Funny enough, it is important to mention that there was a team of UN weapons inspectors in the country at the time of the attack.
Questions have arisen as to whether the attack was aimed at the inspectors, which would be ironic, or whether the attack was meant to the show the UN and the world that the Syrian military is a forced to be reckoned with.
The UN has since sent in more inspectors to visit various sites thought to contain biological weapons and to monitor weapon manufacturers. The UN’s involvement is has been criticised for being long overdue .
Secondly, where do these weapons come from? If something like this could be planned under the radar, is it deathly scary to think what goes on under UN checks and security.
6586km away, Capetonians gave us their opinions about the attack in Syria. We asked members of the public whether they think chemical weapons attacks are worse than death by firearms or explosives. Many of the parties that were asked, if not all, said ‘yes’.

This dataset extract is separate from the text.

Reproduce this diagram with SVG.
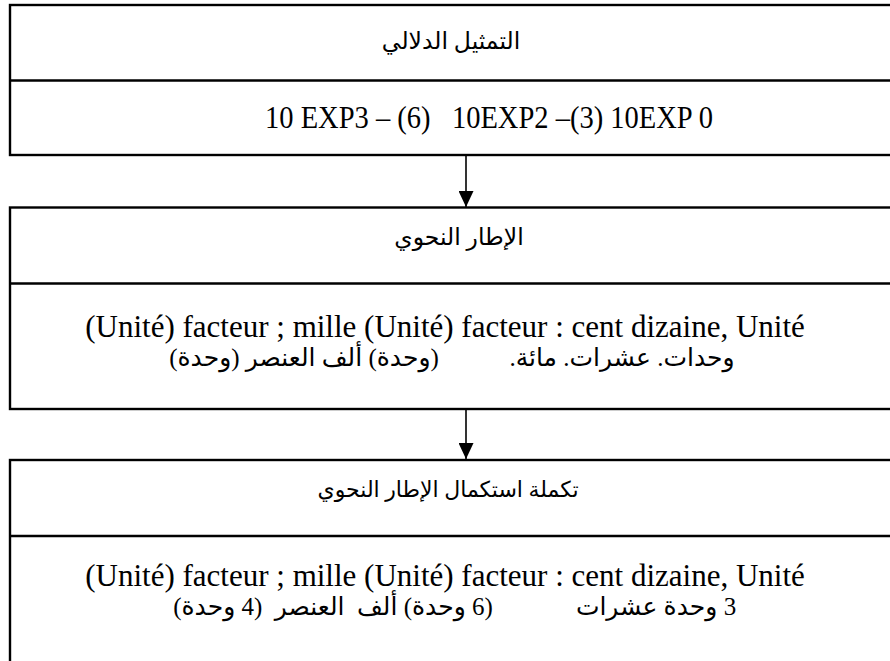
<svg xmlns="http://www.w3.org/2000/svg" width="890" height="661" viewBox="0 0 890 661">
<style>
.box{fill:#fff;stroke:#000;stroke-width:2.4}
.div{stroke:#000;stroke-width:2.4}
.lat{font-family:"Liberation Serif","Times New Roman",serif;font-size:31px;fill:#000;text-anchor:middle;white-space:pre}
.ar{font-family:"Liberation Serif","DejaVu Sans","Noto Sans",sans-serif;font-size:23.5px;fill:#000;text-anchor:middle;white-space:pre;direction:rtl;unicode-bidi:embed}
.arb{font-size:25px}
.conn{stroke:#000;stroke-width:1.6;fill:none}
</style>
<defs>
<marker id="ah" viewBox="0 0 16 15" refX="16" refY="7.5" markerWidth="16" markerHeight="15" markerUnits="userSpaceOnUse" orient="auto">
<path d="M0,0 L16,7.5 L0,15 Z" fill="#000"/>
</marker>
</defs>
<rect width="890" height="661" fill="#fff"/>
<g id="connectors">
<line class="conn" x1="466" y1="156" x2="466" y2="207" marker-end="url(#ah)"/>
<line class="conn" x1="466" y1="409" x2="466" y2="459" marker-end="url(#ah)"/>
</g>
<g id="semantic">
<rect class="box" x="10" y="5" width="900" height="150"/>
<line class="div" x1="10" y1="80.5" x2="900" y2="80.5"/>
<text class="ar" x="451" y="49">التمثيل الدلالي</text>
<text class="lat" x="489" y="128" textLength="448" lengthAdjust="spacingAndGlyphs">10 EXP3 – (6)   10EXP2 –(3) 10EXP 0</text>
</g>
<g id="syntactic">
<rect class="box" x="10" y="207.5" width="900" height="201.5"/>
<line class="div" x1="10" y1="283.5" x2="900" y2="283.5"/>
<text class="ar" x="459" y="245">الإطار النحوي</text>
<text class="lat" x="445" y="337">(Unité) facteur ; mille (Unité) facteur : cent dizaine, Unité</text>
<text class="ar arb" x="622" y="366">وحدات. عشرات. مائة.</text>
<text class="ar arb" x="304" y="366">(وحدة) ألف العنصر (وحدة)</text>
</g>
<g id="completion">
<rect class="box" x="10" y="460" width="900" height="230"/>
<line class="div" x1="10" y1="536" x2="900" y2="536"/>
<text class="ar" x="448" y="497" style="font-size:22px">تكملة استكمال الإطار النحوي</text>
<text class="lat" x="445" y="586">(Unité) facteur ; mille (Unité) facteur : cent dizaine, Unité</text>
<text class="ar arb" x="656" y="615">3 وحدة عشرات</text>
<text class="ar arb" x="333" y="615">(6 وحدة) ألف  العنصر  (4 وحدة)</text>
</g>
</svg>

Their reasons can be summarised as:
Firstly, the damage caused by a chemical weapons attack far exceeds the damage caused by a firearm or a bomb. Secondly, chemical weapon attacks are inaccurate, and thirdly, chemical weapon have long term side effects on people as well as on the environment.
Grant Hartzenburg said the following: “The suffering caused by chemical weapons is inhumane and more painful than a slow death. Chemical weapons do not necessarily mean a loss of life but could have such severe side effects that might make the effected party wish that they had been killed instead.”
As far as accuracy is concerned, Junior Beste said that a chemical attack cannot be controlled whereas a firearm can be. He reiterated that chemical attacks effect people on a larger scale and result in hundreds of innocent lives being lost. Gunfire is more supressed and can target a specific person. “The bottom line is that people feel that chemical attacks are a cowardly way of warfare and is downright inhumane.”
Chemical attacks are not prevalent in warfare and people have been deeply shocked by this occurrence. Bombs go off on a regular basis, especially with all the terrorist attacks of late, and death by gunfire happens daily… to the point that we have become desensitised.
Chemical weapons were banned by the Chemical Weapons Convention (CWC) in 1968 but the treaty was never enforced up until 1997. All chemical weapons were supposed to be destroyed but by 2013 only 78% of all chemical weapons were confirmed to be destroyed. Syria only signed the chemical weapons treaty at the end of August 2013, after the government was put under surveillance by the UN.
Although the Syrian government signed a treaty stating they will no longer manufacture chemical weapons, the Syrian military continues to use cluster bombs to ‘control’ civilians during the civil war. After closely examining the situation in Syria and taking people’s opinions into consideration, we have reached the following conclusion:
Killing is killing, no matter what method is used.
The chemical weapons attack carried out in Syria shocked the world and forced people to realise the severity of the civil war. The reality is that someone, somewhere in Syria is in possession of weapons of mass destruction, and if they can get away with it this time, then nothing stands in the way of their carrying out such an attack again… possibly on a much larger scale.